Q. Alright. Have you qualified as an expert witness in state or federal courts *270 to testify regarding your opinions about the nature of damage to vehicles and the mechanics of those collisions?
A. I have.
Q. And how many times?
A. I would say 20 to 25 times.
Q. Alright. In the process of those, these occasions, have you been called upon to analyze and give opinions about the impacts and the nature of impacts between two vehicles?
A. I have.

(emphasis added)

At this point, he was offered as an expert "in the field of appraisal, interpretation of vehicular damage for the purpose of reconstruction of the nature and mechanics of impacts between vehicles."

Barber gave testimony about how the accident between Poirrier and DeGrande occurred. He testified that, "In my opinion from what I saw the damage of the pickup, it [the accident] did not happen in that fashion [as Poirrier claimed]." Barber gave testimony about whether the two vehicles made contact and where they made contact. He also told the court that the accident appeared to be "a side swipe".

Mississippi recognizes and allows the use of accident reconstruction experts at trial. Miller By Miller v. Stiglet, Inc., 523 So. 2d 55 (Miss. 1988); Hollingsworth v. Bovaird Supply Co., 465 So. 2d 311 (Miss. 1985).

Once it is determined that expert testimony will be useful to a finder-of-fact, a determination must then be made that the expert is indeed qualified in his field. That determination is left to the sound discretion of the trial court. Miller, 523 So.2d at 59-60. Hall v. Hilbun, 466 So. 2d 856, 873 (Miss. 1985); House v. State, 445 So. 2d 815, 822 (Miss. 1984). The issue in this case is whether Barber was qualified to give expert testimony at trial.

While neither Miller nor Hollingsworth laid down specific qualifications with respect to accident reconstruction experts, the qualifications of Barber fall short of what it takes to justify admission of accident reconstruction expert testimony. By comparison, both experts in Miller and Hollingsworth graduated from the Traffic Institute Accident Investigation School of Northwestern University. In Miller, the expert witness also had fourteen years experience as a police officer, during twelve of which he worked accidents, investigating between four hundred and six hundred accidents. Miller, 523 So.2d at 57. In Hollingsworth, the expert witness had vast experience in police department investigating and reconstructing traffic accidents, experience gained at Ford, General Motors and Chrysler Proving Grounds, and in teaching traffic accident reconstruction in approximately thirty-five states. Hollingsworth, 465 So.2d at 313.

Rule 702 of the Mississippi Rules of Evidence provides:

If scientific, technical, or other specialized knowledge will assist the trier of fact to understand the evidence or to determine a fact in issue, a witness qualified as an expert by knowledge, skill, experience, training, or education, may testify thereto in the form of an opinion or otherwise.

Barber's education and qualifications reveal that he has technical or specialized knowledge of automobile body damage and automobile damage costs, but his qualifications do not reveal any specialized knowledge that would allow him to reconstruct the events of a collision as an expert under Rule 702. While Barber could qualify as an expert to automobile damage and repair and as to cost of repair, Barber does not meet the qualifications regarding accident reconstruction pursuant to Miller and Hollingsworth.
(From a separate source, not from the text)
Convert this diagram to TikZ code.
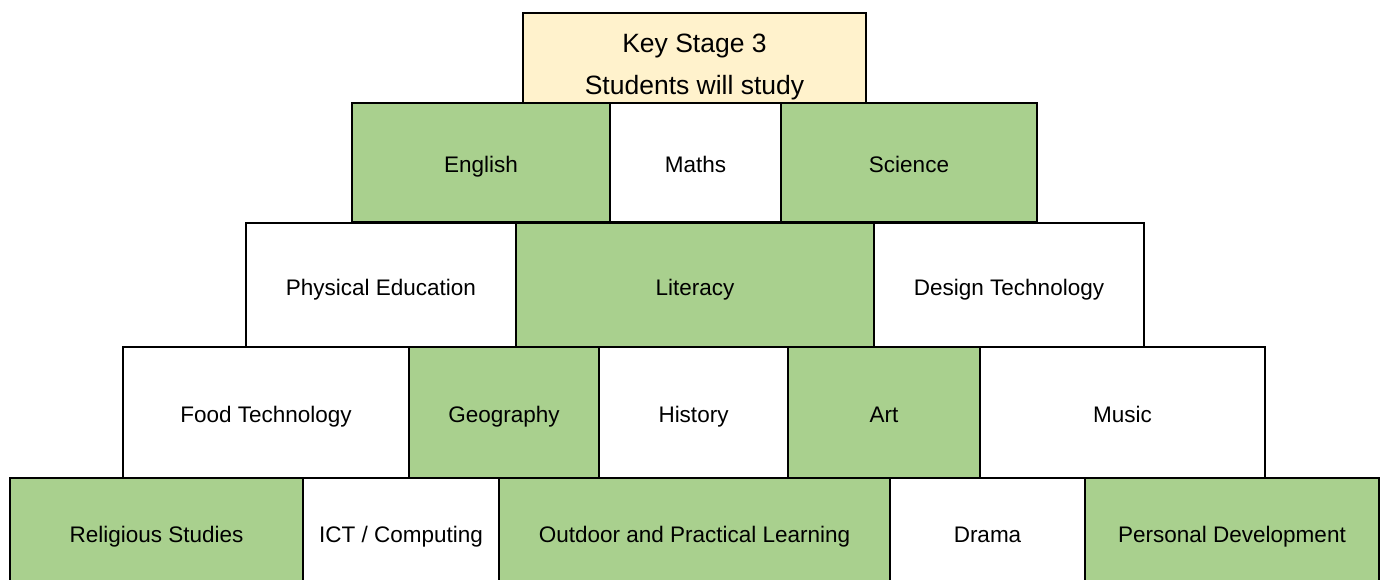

Barber does not have the training or the experience to qualify him as an expert accident reconstructionist. Indeed, from reading his testimony, it is entirely possible that most, if not all, of his testimony as an expert was to automobile damage repair and related cost as opposed to the technical, difficult, and scientific reconstruction of collision occurrences and automobile responses. The circuit court erred in allowing such testimony. The case is hereby reversed and remanded.

REVERSED AND REMANDED.

*271 ROY NOBLE LEE, C.J., HAWKINS and DAN M. LEE, P.JJ., and PRATHER, ROBERTSON, SULLIVAN, BANKS and McRAE, JJ., concur.